J’ai répondu que je n’en savais rien.
– Attends, Galvan, a susurré Nicole Aymard avec une charmante spontanéité, c’est bien toi qui l’as veillé, cette nuit, non ?
Madrecourt se souvenait-il de moi ? Je ne l’aurais pas juré. Il m’enveloppait d’un regard que j’étais loin de remplir. Il n’y avait pas si longtemps, pourtant, moi aussi je faisais partie des marcassins extatiques, le crayon en l’air et le calepin fébrile. Il m’a fallu expliquer que, oui, j’avais veillé notre patient, en effet, mais que je m’étais endormi et que j’avais trouvé un plumard vide à mon réveil. C’est que j’avais eu une nuit assez…
– Sur le pont, les nuits sont longues pour tout le monde, a décrété Angelin, sans qu’on pût dire s’il me reprochait de m’être endormi ou s’il estimait qu’il aurait pu s’endormir lui aussi.
Silence.
Que Madrecourt a rompu en s’adressant aux étudiants :
– Jeunes gens, la visite promet d’être instructive : vos aînés m’invitent à faire la leçon d’anatomie de Rembrandt, mais au-dessus d’un lit vide.
Cela dit sans l’ombre d’un sourire. Madrecourt, c’était quelque chose entre Alain Cuny, Charles de Gaulle et Samuel Beckett, vous voyez ? Crinière blanche, regard d’oiseau, droit comme l’éthique ; une icône dans un costume de pasteur. Pas un atome de Coluche. Il ne faisait jamais rire. Le propos mesuré, la voix montant des entrailles et les mots qui tombaient de très haut, sous le poids du sens, l’un après l’autre.
– Bien, résumons-nous, résuma-t-il. Un mystérieux individu vous est passé entre les mains cette nuit ; il manifestait, selon vous, les signes de pathologies successives aussi variées que l’occlusion intestinale, le choc palustre, les éruptions cutanées, un globe vésical, l’angine de poitrine, j’en passe et des meilleures… C’est bien à ça que vous me demandez de croire ?
Plus personne n’y croyait tout à fait.
– Et, accessoirement, que chacun d’entre vous a été épatant dans cette circonstance, n’est-ce pas, mademoiselle Aymard ?

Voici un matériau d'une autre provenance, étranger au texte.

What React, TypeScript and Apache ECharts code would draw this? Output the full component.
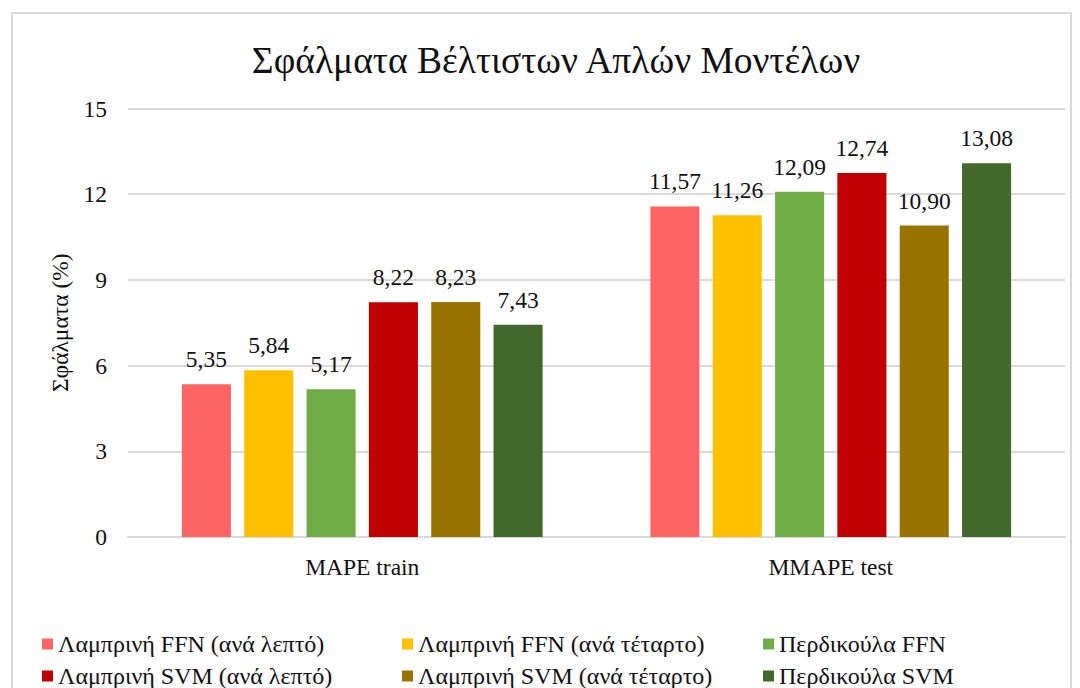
import React, { useEffect, useRef } from "react";
import * as echarts from "echarts";

const categories = ["MAPE train", "MMAPE test"];
const seriesNames = [
  "Λαμπρινή FFN (ανά λεπτό)",
  "Λαμπρινή FFN (ανά τέταρτο)",
  "Περδικούλα FFN",
  "Λαμπρινή SVM (ανά λεπτό)",
  "Λαμπρινή SVM (ανά τέταρτο)",
  "Περδικούλα SVM",
];
const lamprFfnMin = [5.35, 11.57];
const lamprFfnQuarter = [5.84, 11.26];
const perdFfn = [5.17, 12.09];
const lamprSvmMin = [8.22, 12.74];
const lamprSvmQuarter = [8.23, 10.9];
const perdSvm = [7.43, 13.08];
const seriesValues = [lamprFfnMin, lamprFfnQuarter, perdFfn, lamprSvmMin, lamprSvmQuarter, perdSvm];
const colors = ["#FF6464", "#FFC000", "#70AD47", "#C00000", "#997300", "#43682B"];

const FONT = "Liberation Serif";
const FS = 23.5;

export default function App() {
  const ref = useRef<HTMLDivElement>(null);
  useEffect(() => {
    if (!ref.current) return;
    const chart = echarts.init(ref.current, undefined, { renderer: "svg" });
    const legendCols = [
      { left: 42, names: [seriesNames[0], seriesNames[3]] },
      { left: 402, names: [seriesNames[1], seriesNames[4]] },
      { left: 763, names: [seriesNames[2], seriesNames[5]] },
    ];
    chart.setOption({
      animation: false,
      backgroundColor: "#fff",
      textStyle: { fontFamily: FONT },
      title: {
        text: "Σφάλματα Βέλτιστων Απλών Μοντέλων",
        left: 551,
        textAlign: "center",
        top: 36,
        textStyle: { fontFamily: FONT, fontSize: 37.5, fontWeight: "normal", color: "#111" },
      },
      legend: legendCols.map((c) => ({
        data: c.names,
        orient: "vertical",
        left: c.left,
        top: 632,
        itemWidth: 11,
        itemHeight: 11,
        itemGap: 8,
        icon: "rect",
        padding: 0,
        textStyle: { fontFamily: FONT, fontSize: 24, color: "#111", lineHeight: 24 },
      })),
      graphic: [
        {
          type: "rect",
          shape: { x: 12, y: 13, width: 1059, height: 720 },
          style: { fill: "none", stroke: "#d9d9d9", lineWidth: 2 },
          silent: true,
        },
      ],
      grid: { left: 128, right: 15, top: 108.5, bottom: 151, containLabel: false },
      xAxis: {
        type: "category",
        data: categories,
        axisLine: { lineStyle: { color: "#d9d9d9", width: 2 } },
        axisTick: { show: false },
        axisLabel: { fontFamily: FONT, fontSize: FS, color: "#111", margin: 18 },
      },
      yAxis: {
        type: "value",
        min: 0,
        max: 15,
        interval: 3,
        name: "Σφάλματα (%)",
        nameLocation: "middle",
        nameGap: 56,
        nameTextStyle: { fontFamily: FONT, fontSize: FS, color: "#111" },
        axisLine: { show: false },
        axisTick: { show: false },
        axisLabel: { fontFamily: FONT, fontSize: FS, color: "#111", margin: 21 },
        splitLine: { lineStyle: { color: "#d9d9d9", width: 2 } },
      },
      series: seriesNames.map((name, i) => ({
        name,
        type: "bar",
        data: seriesValues[i],
        barCategoryGap: "23%",
        barGap: "27%",
        itemStyle: { color: colors[i] },
        label: {
          show: true,
          position: "top",
          distance: 13,
          fontFamily: FONT,
          fontSize: FS,
          color: "#111",
          formatter: (p: any) => Number(p.value).toFixed(2).replace(".", ","),
        },
      })),
    });
    return () => chart.dispose();
  }, []);
  return (
    <div
      ref={ref}
      style={{ position: "fixed", left: 0, top: 0, width: 1080, height: 688, background: "#fff" }}
    />
  );
}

Les joues de Nicole Aymard doivent cramer encore.
Mais le vieux Madrecourt en était déjà à sa conclusion :
– Alors, chers collègues, de deux choses l’une, ou votre histoire est vraie et vous êtes impardonnables de ne pas m’avoir réveillé cette nuit, ou c’est un canular, la petite sauterie organisée pour mon départ à la retraite, un hommage à mon enseignement, votre façon de me souhaiter une bonne mort, et je l’apprécie à sa juste valeur. Si donc vous avez un discours de circonstance et un cadeau à me faire, faites-les, qu’on en finisse.
Paralysie générale. La honte des anciens devant les jouvenceaux, la gêne des jouvenceaux vis-à-vis des anciens, la chambre blanche, l’attente de Madrecourt à côté du lit vide, une minute de silence qui s’éternise…
Jusqu’à ce qu’une voix s’élève :
– Ma foi, je pourrais tenir le rôle du cadeau, si vous le voulez bien.
Cela venait de la porte restée ouverte. D’instinct, les blouses blanches se sont écartées, pour faire une trouée au regard de Madrecourt.
Notre patient se tenait là, debout dans l’encadrement, souriant, costume croisé, impeccable, frais douché lui aussi, la peau lisse et la voix primesautière.
– Un cadeau assez présentable, je crois, malgré une nuit plutôt agitée, précisa-t-il en faisant les quelques pas qui le portèrent au milieu de nous.